I’m sure it makes me a goddamn dirty blasphemer in the eyes of most Qt3ers, but my favorite game is Prophecy, which is probably the closest thing to playable in this day and age. Plus hey, Transition-Era Mark Hamill with beard but without old!

Plus it’s often like $2 on GOG

And even that is wishful thinking. There are game mechanics they want to leverage for SQ42 that have not even seen the light of day yet. Heck I don’t think the flight model is finalised yet and that will have a core impact on mission tuning and perhaps even design.

Oh wait I forgot the best part - I own all the WC games on GOG - and I’ve never played them! AND I NEVER WILL.*

*I mean, maybe someday. Who knows?

That was such an evil remark.

I approve.

One of the consequences of my having grown up spoiled by '80s sci-fi like Aliens, Robocop, and Blade Runner, is that if somebody casts Matthew fucking Lillard in their space epic, they’ve lost me forever.

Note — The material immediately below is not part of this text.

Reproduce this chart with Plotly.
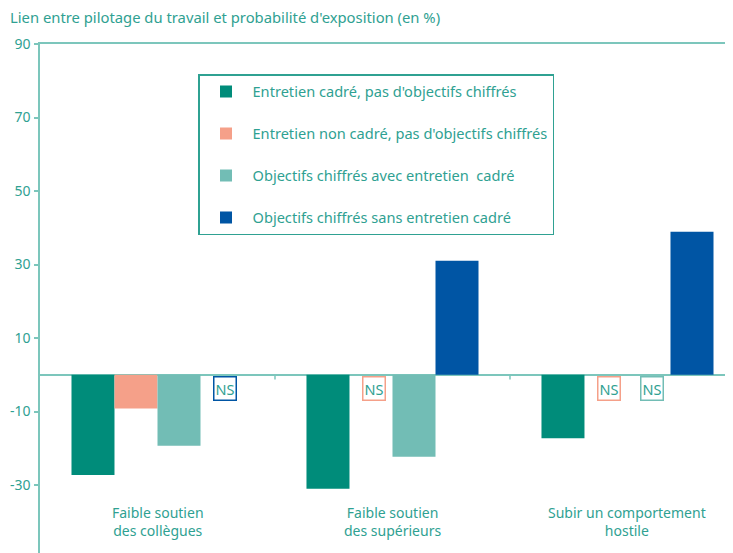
import plotly.graph_objects as go

categories = ["Faible soutien<br>des collègues",
              "Faible soutien<br>des supérieurs",
              "Subir un comportement<br>hostile"]

series_names = ["Entretien cadré, pas d'objectifs chiffrés",
                "Entretien non cadré, pas d'objectifs chiffrés",
                "Objectifs chiffrés avec entretien  cadré",
                "Objectifs chiffrés sans entretien cadré"]

entretien_cadre = [-27.3, -31.0, -17.3]
entretien_non_cadre = [-9.2, None, None]
objectifs_avec = [-19.3, -22.3, None]
objectifs_sans = [None, 31.0, 38.9]

y_ticks = [-50, -30, -10, 10, 30, 50, 70, 90]
y_ticktext = ["-50", "-30", "-10", "10", "30", "50", "70", "90"]

colors = ["#008C7A", "#F5A089", "#72BDB5", "#0055A4"]
text_color = "#2FA192"
line_color = "#7CC6BC"
font_family = "Noto Sans, Open Sans, sans-serif"

values = [entretien_cadre, entretien_non_cadre, objectifs_avec, objectifs_sans]
bargap = 0.268

fig = go.Figure()
for i, (name, vals) in enumerate(zip(series_names, values)):
    fig.add_trace(go.Bar(x=list(range(len(categories))), y=vals, name=name,
                         marker=dict(color=colors[i], line=dict(width=0)),
                         legendgroup=str(i)))

# "NS" boxes for non-significant values
bar_w = (1 - bargap) / len(values)
annotations = []
for i, vals in enumerate(values):
    for j, v in enumerate(vals):
        if v is None:
            annotations.append(dict(
                x=j + (i - 1.5) * bar_w, y=0, xref="x", yref="y",
                text="NS", showarrow=False, yanchor="top", yshift=-1, xshift=3,
                font=dict(size=14.5, color=text_color, family=font_family),
                bordercolor=colors[i], borderwidth=1.5, borderpad=1,
                bgcolor="white"))

for j, cat in enumerate(categories):
    annotations.append(dict(
        x=j, y=-40, xref="x", yref="y", text=cat, showarrow=False,
        font=dict(size=14, color=text_color, family=font_family)))

shapes = [dict(type="line", xref="x", yref="y", x0=b, x1=b, y0=0, y1=-1.3,
               line=dict(color=line_color, width=1.5)) for b in (0.5, 1.5)]

# page body has an 8px margin, so the figure is 725x545 and sits at (8, 8)
W, H = 725, 545
fig.update_layout(
    width=W, height=H,
    margin=dict(l=32, r=0, t=35.5, b=0, autoexpand=False),
    barmode="group", bargap=bargap, bargroupgap=0,
    plot_bgcolor="white", paper_bgcolor="white",
    font=dict(family=font_family, color=text_color, size=13),
    title=dict(text="Lien entre pilotage du travail et probabilité d'exposition (en %)",
               x=2 / W, xref="container", xanchor="left", y=1 - 10 / H, yanchor="middle",
               font=dict(size=14.8, color=text_color, family=font_family)),
    showlegend=True,
    legend=dict(x=0.228, y=0.941, xanchor="left", yanchor="top",
                bordercolor=text_color, borderwidth=1.5, bgcolor="white",
                traceorder="grouped", tracegroupgap=20, itemwidth=43,
                font=dict(size=14.6, color=text_color, family=font_family)),
    annotations=annotations,
    shapes=shapes,
)
fig.update_xaxes(range=[-0.5, 2.449], side="top", showline=True, automargin=False,
                 linecolor=line_color, linewidth=1.5, showticklabels=False,
                 ticks="", showgrid=False, zeroline=False)
fig.update_yaxes(range=[-48.5, 90], tickvals=y_ticks, ticktext=y_ticktext,
                 showline=True, linecolor=line_color, linewidth=1.5, automargin=False,
                 ticks="outside", ticklen=4, tickcolor=line_color, tickwidth=1.5,
                 ticklabelstandoff=1,
                 tickfont=dict(size=14, color=text_color, family=font_family),
                 showgrid=False, zeroline=True, zerolinecolor=line_color,
                 zerolinewidth=1.5)

fig.write_html("out.html")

Unless, maybe, if they also cast Robert Preston, but I’m pretty sure he was dead by then.

Prophecy was a pretty darn good space-sim. I loved playing as Dana Carey, too.

Gameplay wise the game was good. The alien AI was dumb as rocks but they sent a lot more of them at you than the old games. Probably was a hack and not intentional but it didn’t really matter.

Story and writing wise though… wow was it awful. To be fair, EA slashed the game’s budget while it was in production but I doubt more money was going to magically make those scenes work.

Thanks, that helps. So it seems that at $3.5 million they added boarding operations, which seems like the gateway to this FPS nonsense? That’s a pretty low funding level to add a whole new game.

But dude was born to play Shaggy, I think you must admit. And the guy has done some pretty good acting in recent years, like on the U.S. remake of The Bridge.

Yeah, he’s actually a decent actor, and he was indeed as fit to play Shaggy as Shelly Duvall was to play Olive Oyl.

OK, I haven’t played any of the Wing Commander games since… um… the nineties? (Yikes!) But as I recall them, they weren’t actually 3D space sims, were they? Yes, the ships were 3D models rendered with polygons, but did any of the games have a 3D flight model? It always felt like I would arrive at a waypoint and see a bunch of dots on the scanner. Then pull the joystick (no, the other one) towards the little white chevron until an enemy ship appeared in front of me. And at that point it appeared to become a rail shooter with the alien ship twitching randomly across the screen until I got in a lucky shot. Lather, rinse, repeat. It never seemed possible to develop a sense for where all the ships were situated in space around me.

Am I misremembering?

I’m only bringing it up because I can’t see how a modern version of those games would even work as a single-player experience, let alone PvP multiplayer.

I agree. They had a flight model, but it was pretty terrible.

Freespace 2 set the gold standard until Elite:Dangerous arrived, and Freespace 2 rocks in so many other ways in terms of its combat.

This is incorrect.

Hah!

Come on; Elite has a fantastic flight model.

Does it though?

I guess it’s hard to quantify. I’ve been very satisfied puttering around in Elite (which is pretty much the full extent of its gameplay). It’s more drifty than the tight FS2 engine, but I like that aspect. It reminds me of a slightly easier Babylon project mod for FS2.

What about I-War?

WHAT ABOUT IT SIR?

They really are apples and oranges, but I actually prefer the aforementioned I-War as well as Evochron over Elite. If we’re talking Newtonian models, that is.

WWII in space? Freespace 2 and TIE Fighter are still tops.

Yeah, Evochron jousting I can do without. Booooring.

Please, try to engage in combat in Elite II, then talk to me about fucking jousting.